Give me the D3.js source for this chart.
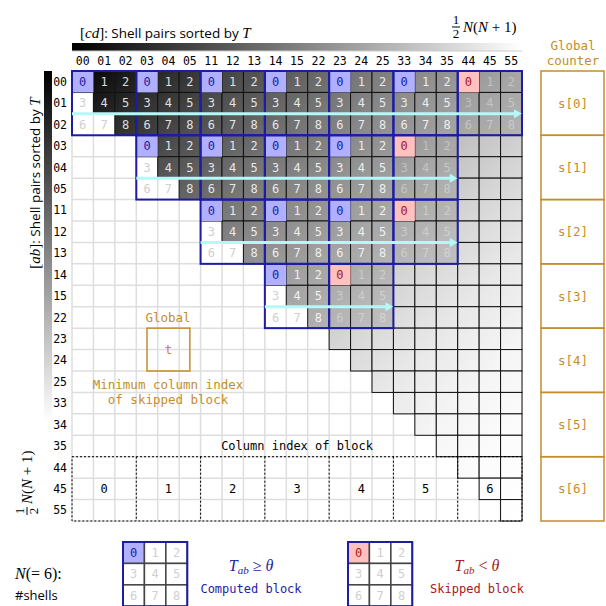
<!DOCTYPE html>
<html><head><meta charset="utf-8">
<script src="https://cdn.jsdelivr.net/npm/d3@7"></script>
<style>body{margin:0;background:#fff}svg{display:block}</style>
</head><body>
<svg id="c" width="606" height="606"></svg>
<script>
// ---------- data ----------
const pairs = ["00","01","02","03","04","05","11","12","13","14","15","22","23","24","25","33","34","35","44","45","55"];
const blockLabels = ["0","1","2","3","4","5","6"];
const counterLabels = ["s[0]","s[1]","s[2]","s[3]","s[4]","s[5]","s[6]"];
const blockCellLabels = ["0","1","2","3","4","5","6","7","8"];
// [blockRow, blockCol]
const computedBlocks = [[0,0],[0,1],[0,2],[0,3],[0,4],[0,5],[1,1],[1,2],[1,3],[1,4],[2,2],[2,3],[2,4],[3,3]];
const skippedBlocks = [[0,6],[1,5],[2,5],[3,4]];

// ---------- styles ----------
const MONO = "DejaVu Sans Mono, monospace";
const SANS = "Open Sans, sans-serif";
const SERIF = "Liberation Serif, serif";
const GOLD = "#c48d2c";
const BLUE = "#1c1ca4";
const RED = "#a51818";

const svg = d3.select("#c");
const x = d3.scaleBand().domain(pairs).range([72, 522]);
const y = d3.scaleBand().domain(pairs).range([71, 521]);
const bx = d3.scaleBand().domain(blockLabels).range([72, 522]);
const by = d3.scaleBand().domain(blockLabels).range([71, 521]);
const cs = x.bandwidth();
const bw = bx.bandwidth();
const N = pairs.length;

// gradients
const defs = svg.append("defs");
const g = defs.append("linearGradient").attr("id", "cellg")
  .attr("gradientUnits", "userSpaceOnUse")
  .attr("x1", 72).attr("y1", 71).attr("x2", 522).attr("y2", 521);
d3.range(0, 1.0001, 0.1).forEach(t => {
  const v = Math.round(255 * (1 - Math.pow(1 - t, 2)));
  g.append("stop").attr("offset", t).attr("stop-color", d3.rgb(v, v, v));
});
const gh = defs.append("linearGradient").attr("id", "barh").attr("x1", 0).attr("x2", 1).attr("y1", 0).attr("y2", 0);
gh.append("stop").attr("offset", 0).attr("stop-color", "#000");
gh.append("stop").attr("offset", 1).attr("stop-color", "#fff");
const gv = defs.append("linearGradient").attr("id", "barv").attr("x1", 0).attr("x2", 0).attr("y1", 0).attr("y2", 1);
gv.append("stop").attr("offset", 0).attr("stop-color", "#000");
gv.append("stop").attr("offset", 1).attr("stop-color", "#fff");

// colour bars
svg.append("rect").attr("x", 72).attr("y", 43).attr("width", 450).attr("height", 8).attr("fill", "url(#barh)");
svg.append("line").attr("x1", 72).attr("x2", 522).attr("y1", 51).attr("y2", 51).attr("stroke", "#ccc").attr("stroke-width", 1);
svg.append("rect").attr("x", 44).attr("y", 71).attr("width", 8).attr("height", 350).attr("fill", "url(#barv)");

// light background grid
const grid = svg.append("g").attr("stroke", "#dedede").attr("stroke-width", 1.5);
const edges = pairs.map(p => x(p)).concat([522]);
const edgesY = pairs.map(p => y(p)).concat([521]);
grid.selectAll("line.v").data(edges).join("line").attr("class", "v")
  .attr("x1", d => d).attr("x2", d => d).attr("y1", 71).attr("y2", 521);
grid.selectAll("line.h").data(edgesY).join("line").attr("class", "h")
  .attr("y1", d => d).attr("y2", d => d).attr("x1", 72).attr("x2", 522);

// upper-triangle cells
const cells = [];
pairs.forEach((rp, r) => pairs.forEach((cp, c) => { if (c >= r) cells.push({r, c, rp, cp}); }));
svg.append("g").selectAll("rect").data(cells).join("rect")
  .attr("x", d => x(d.cp)).attr("y", d => y(d.rp))
  .attr("width", cs).attr("height", cs)
  .attr("fill", "url(#cellg)").attr("stroke", "#111").attr("stroke-width", 1);

// visited blocks
const visited = computedBlocks.map(b => ({br: b[0], bc: b[1], st: "c"}))
  .concat(skippedBlocks.map(b => ({br: b[0], bc: b[1], st: "s"})));
const vcells = [];
visited.forEach(b => {
  blockCellLabels.forEach((lab, k) => {
    const r = b.br * 3 + Math.floor(k / 3), c = b.bc * 3 + (k % 3);
    vcells.push({r, c, k, lab, st: b.st, rp: pairs[r], cp: pairs[c]});
  });
});
// darkening overlay
svg.append("g").selectAll("rect").data(vcells.filter(d => d.c >= d.r && d.k > 0)).join("rect")
  .attr("x", d => x(d.cp) + 0.5).attr("y", d => y(d.rp) + 0.5)
  .attr("width", cs - 1).attr("height", cs - 1)
  .attr("fill", "#000").attr("fill-opacity", 0.13);
// first cell fills
svg.append("g").selectAll("rect").data(vcells.filter(d => d.k === 0)).join("rect")
  .attr("x", d => x(d.cp)).attr("y", d => y(d.rp))
  .attr("width", cs).attr("height", cs)
  .attr("fill", d => d.st === "c" ? "#b0b0ff" : "#ffc0c0");
// numbers
svg.append("g").selectAll("text").data(vcells).join("text")
  .attr("x", d => x(d.cp) + cs / 2).attr("y", d => y(d.rp) + cs / 2)
  .attr("dy", "0.36em").attr("text-anchor", "middle")
  .attr("font-family", MONO).attr("font-size", 12)
  .attr("fill", d => d.k === 0 ? (d.st === "c" ? BLUE : RED) : (d.c < d.r ? "#cfcfcf" : "#fff"))
  .attr("fill-opacity", d => (d.k === 0 || d.c < d.r) ? 1 : (d.st === "c" ? 0.85 : 0.35))
  .text(d => d.lab);
// blue outlines
svg.append("g").selectAll("rect").data(visited).join("rect")
  .attr("x", d => bx(blockLabels[d.bc])).attr("y", d => by(blockLabels[d.br]))
  .attr("width", bw).attr("height", bw)
  .attr("fill", "none").attr("stroke", BLUE).attr("stroke-width", 2);

// cyan arrows
const arrowRows = d3.groups(visited, d => d.br).map(([br, bs]) => ({
  br, c0: d3.min(bs, d => d.bc), c1: d3.max(bs, d => d.bc)
}));
const ag = svg.append("g");
arrowRows.forEach(a => {
  const yy = by(blockLabels[a.br]) + 2 * cs;
  const xs = bx(blockLabels[a.c0]), xe = bx(blockLabels[a.c1]) + bw;
  ag.append("line").attr("x1", xs).attr("x2", xe - 6).attr("y1", yy).attr("y2", yy)
    .attr("stroke", "#b4f8f8").attr("stroke-width", 3);
  ag.append("path").attr("d", `M${xe},${yy} L${xe - 8},${yy - 4.5} L${xe - 8},${yy + 4.5} Z`)
    .attr("fill", "#b4f8f8");
});

// dashed block index region
const dg = svg.append("g");
const ry0 = y(pairs[18]);
dg.append("rect").attr("x", 72).attr("y", ry0).attr("width", 450).attr("height", 3 * cs)
  .attr("fill", "none").attr("stroke", "#000").attr("stroke-width", 1).attr("stroke-dasharray", "2,2");
dg.selectAll("line").data(blockLabels.slice(1)).join("line")
  .attr("x1", d => bx(d)).attr("x2", d => bx(d)).attr("y1", ry0).attr("y2", 521)
  .attr("stroke", "#000").attr("stroke-width", 1).attr("stroke-dasharray", "2,2");
dg.selectAll("text").data(blockLabels).join("text")
  .attr("x", d => bx(d) + bw / 2).attr("y", y(pairs[19]) + cs / 2).attr("dy", "0.36em")
  .attr("text-anchor", "middle").attr("font-family", MONO).attr("font-size", 12).attr("fill", "#000")
  .text(d => d);
svg.append("text").attr("x", 297).attr("y", 446).attr("dy", "0.36em").attr("text-anchor", "middle")
  .attr("font-family", MONO).attr("font-size", 12).attr("fill", "#000").text("Column index of block");

// axis labels
svg.append("g").selectAll("text").data(pairs).join("text")
  .attr("x", d => x(d) + cs / 2).attr("y", 61).attr("dy", "0.36em").attr("text-anchor", "middle")
  .attr("font-family", MONO).attr("font-size", 11.5).attr("fill", "#000").text(d => d);
svg.append("g").selectAll("text").data(pairs).join("text")
  .attr("x", 67).attr("y", d => y(d) + cs / 2).attr("dy", "0.36em").attr("text-anchor", "end")
  .attr("font-family", MONO).attr("font-size", 11.5).attr("fill", "#000").text(d => d);

// titles
const t1 = svg.append("text").attr("x", 80).attr("y", 38).attr("font-size", 13.5).attr("fill", "#000");
t1.append("tspan").attr("font-family", SERIF).attr("font-size", 15).text("[");
t1.append("tspan").attr("font-family", SERIF).attr("font-style", "italic").attr("font-size", 15).text("cd");
t1.append("tspan").attr("font-family", SERIF).attr("font-size", 15).text("]");
t1.append("tspan").attr("font-family", SANS).text(": Shell pairs sorted by ");
t1.append("tspan").attr("font-family", SERIF).attr("font-style", "italic").attr("font-size", 15).text("T");

const t2 = svg.append("text").attr("transform", "translate(40,183) rotate(-90)").attr("text-anchor", "middle")
  .attr("font-size", 13.5).attr("fill", "#000");
t2.append("tspan").attr("font-family", SERIF).attr("font-size", 15).text("[");
t2.append("tspan").attr("font-family", SERIF).attr("font-style", "italic").attr("font-size", 15).text("ab");
t2.append("tspan").attr("font-family", SERIF).attr("font-size", 15).text("]");
t2.append("tspan").attr("font-family", SANS).text(": Shell pairs sorted by ");
t2.append("tspan").attr("font-family", SERIF).attr("font-style", "italic").attr("font-size", 15).text("T");

function halfN(gsel) {
  gsel.append("text").attr("x", 0).attr("y", -3).attr("text-anchor", "middle")
    .attr("font-family", SERIF).attr("font-size", 13).text("1");
  gsel.append("line").attr("x1", -4).attr("x2", 4).attr("y1", 0).attr("y2", 0).attr("stroke", "#000").attr("stroke-width", 1);
  gsel.append("text").attr("x", 0).attr("y", 11).attr("text-anchor", "middle")
    .attr("font-family", SERIF).attr("font-size", 13).text("2");
  const tt = gsel.append("text").attr("x", 7).attr("y", 5).attr("font-family", SERIF).attr("font-size", 15);
  tt.append("tspan").attr("font-style", "italic").text("N");
  tt.append("tspan").text("(");
  tt.append("tspan").attr("font-style", "italic").text("N");
  tt.append("tspan").text(" + 1)");
}
halfN(svg.append("g").attr("transform", "translate(456,27)"));
halfN(svg.append("g").attr("transform", "translate(27,511) rotate(-90)"));

// global counter column
svg.append("text").attr("x", 573).attr("y", 45).attr("dy", "0.36em").attr("text-anchor", "middle")
  .attr("font-family", MONO).attr("font-size", 12.5).attr("fill", GOLD).text("Global");
svg.append("text").attr("x", 573).attr("y", 60).attr("dy", "0.36em").attr("text-anchor", "middle")
  .attr("font-family", MONO).attr("font-size", 12.5).attr("fill", GOLD).text("counter");
const cg = svg.append("g");
cg.selectAll("rect").data(counterLabels).join("rect")
  .attr("x", 541).attr("y", (d, i) => by(blockLabels[i])).attr("width", 63).attr("height", bw)
  .attr("fill", "none").attr("stroke", GOLD).attr("stroke-width", 1.5);
cg.selectAll("text").data(counterLabels).join("text")
  .attr("x", 573).attr("y", (d, i) => by(blockLabels[i]) + bw / 2).attr("dy", "0.36em")
  .attr("text-anchor", "middle").attr("font-family", MONO).attr("font-size", 12.5).attr("fill", GOLD).text(d => d);

// global t annotation
svg.append("text").attr("x", 168).attr("y", 317).attr("dy", "0.36em").attr("text-anchor", "middle")
  .attr("font-family", MONO).attr("font-size", 12.5).attr("fill", GOLD).text("Global");
svg.append("rect").attr("x", 72 + 3.5 * cs).attr("y", y(pairs[12])).attr("width", 2 * cs).attr("height", 2 * cs)
  .attr("fill", "none").attr("stroke", GOLD).attr("stroke-width", 1.5);
svg.append("text").attr("x", 72 + 4.5 * cs).attr("y", y(pairs[13])).attr("dy", "0.36em").attr("text-anchor", "middle")
  .attr("font-family", MONO).attr("font-size", 12.5).attr("fill", GOLD).text("t");
svg.append("text").attr("x", 168).attr("y", 384).attr("dy", "0.36em").attr("text-anchor", "middle")
  .attr("font-family", MONO).attr("font-size", 12.5).attr("fill", GOLD).text("Minimum column index");
svg.append("text").attr("x", 168).attr("y", 399).attr("dy", "0.36em").attr("text-anchor", "middle")
  .attr("font-family", MONO).attr("font-size", 12.5).attr("fill", GOLD).text("of skipped block");

// legend
const nt = svg.append("text").attr("x", 15).attr("y", 579).attr("font-family", SERIF).attr("font-size", 16).attr("fill", "#000");
nt.append("tspan").attr("font-style", "italic").text("N");
nt.append("tspan").text("(= 6):");
svg.append("text").attr("x", 15).attr("y", 600).attr("font-family", SANS).attr("font-size", 13).attr("fill", "#000").text("#shells");

const legend = [
  {st: "c", x0: 123, cx: 251, color: BLUE, op: "\u2265", label: "Computed block"},
  {st: "s", x0: 348, cx: 477, color: RED, op: "<", label: "Skipped block"}
];
legend.forEach(L => {
  const lg = svg.append("g");
  blockCellLabels.forEach((lab, k) => {
    const cx = L.x0 + (k % 3) * cs, cy = 542 + Math.floor(k / 3) * cs;
    lg.append("rect").attr("x", cx).attr("y", cy).attr("width", cs).attr("height", cs)
      .attr("fill", k === 0 ? (L.st === "c" ? "#b0b0ff" : "#ffc0c0") : "#fff")
      .attr("stroke", "#444").attr("stroke-width", 1.5);
    lg.append("text").attr("x", cx + cs / 2).attr("y", cy + cs / 2).attr("dy", "0.36em").attr("text-anchor", "middle")
      .attr("font-family", MONO).attr("font-size", 12)
      .attr("fill", k === 0 ? L.color : "#cfcfcf").text(lab);
  });
  lg.append("rect").attr("x", L.x0).attr("y", 542).attr("width", 3 * cs).attr("height", 3 * cs)
    .attr("fill", "none").attr("stroke", BLUE).attr("stroke-width", 2);
  const tt = svg.append("text").attr("x", L.cx).attr("y", 571).attr("text-anchor", "middle")
    .attr("font-family", SERIF).attr("font-size", 16).attr("fill", L.color);
  tt.append("tspan").attr("font-style", "italic").text("T");
  tt.append("tspan").attr("font-style", "italic").attr("font-size", 11).attr("dy", 3).text("ab");
  tt.append("tspan").attr("dy", -3).text(" " + L.op + " ");
  tt.append("tspan").attr("font-style", "italic").text("\u03b8");
  svg.append("text").attr("x", L.cx).attr("y", 589).attr("dy", "0.36em").attr("text-anchor", "middle")
    .attr("font-family", MONO).attr("font-size", 12).attr("fill", L.color).text(L.label);
});
</script>
</body></html>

______________________________

Given problem
Reproduce the data above word for word from its first line through the line that holds "const N = pairs.length;", both ends included; skip pictures.

Response
Give me the D3.js source for this chart.
<!DOCTYPE html>
<html><head><meta charset="utf-8">
<script src="https://cdn.jsdelivr.net/npm/d3@7"></script>
<style>body{margin:0;background:#fff}svg{display:block}</style>
</head><body>
<svg id="c" width="606" height="606"></svg>
<script>
// ---------- data ----------
const pairs = ["00","01","02","03","04","05","11","12","13","14","15","22","23","24","25","33","34","35","44","45","55"];
const blockLabels = ["0","1","2","3","4","5","6"];
const counterLabels = ["s[0]","s[1]","s[2]","s[3]","s[4]","s[5]","s[6]"];
const blockCellLabels = ["0","1","2","3","4","5","6","7","8"];
// [blockRow, blockCol]
const computedBlocks = [[0,0],[0,1],[0,2],[0,3],[0,4],[0,5],[1,1],[1,2],[1,3],[1,4],[2,2],[2,3],[2,4],[3,3]];
const skippedBlocks = [[0,6],[1,5],[2,5],[3,4]];

// ---------- styles ----------
const MONO = "DejaVu Sans Mono, monospace";
const SANS = "Open Sans, sans-serif";
const SERIF = "Liberation Serif, serif";
const GOLD = "#c48d2c";
const BLUE = "#1c1ca4";
const RED = "#a51818";

const svg = d3.select("#c");
const x = d3.scaleBand().domain(pairs).range([72, 522]);
const y = d3.scaleBand().domain(pairs).range([71, 521]);
const bx = d3.scaleBand().domain(blockLabels).range([72, 522]);
const by = d3.scaleBand().domain(blockLabels).range([71, 521]);
const cs = x.bandwidth();
const bw = bx.bandwidth();
const N = pairs.length;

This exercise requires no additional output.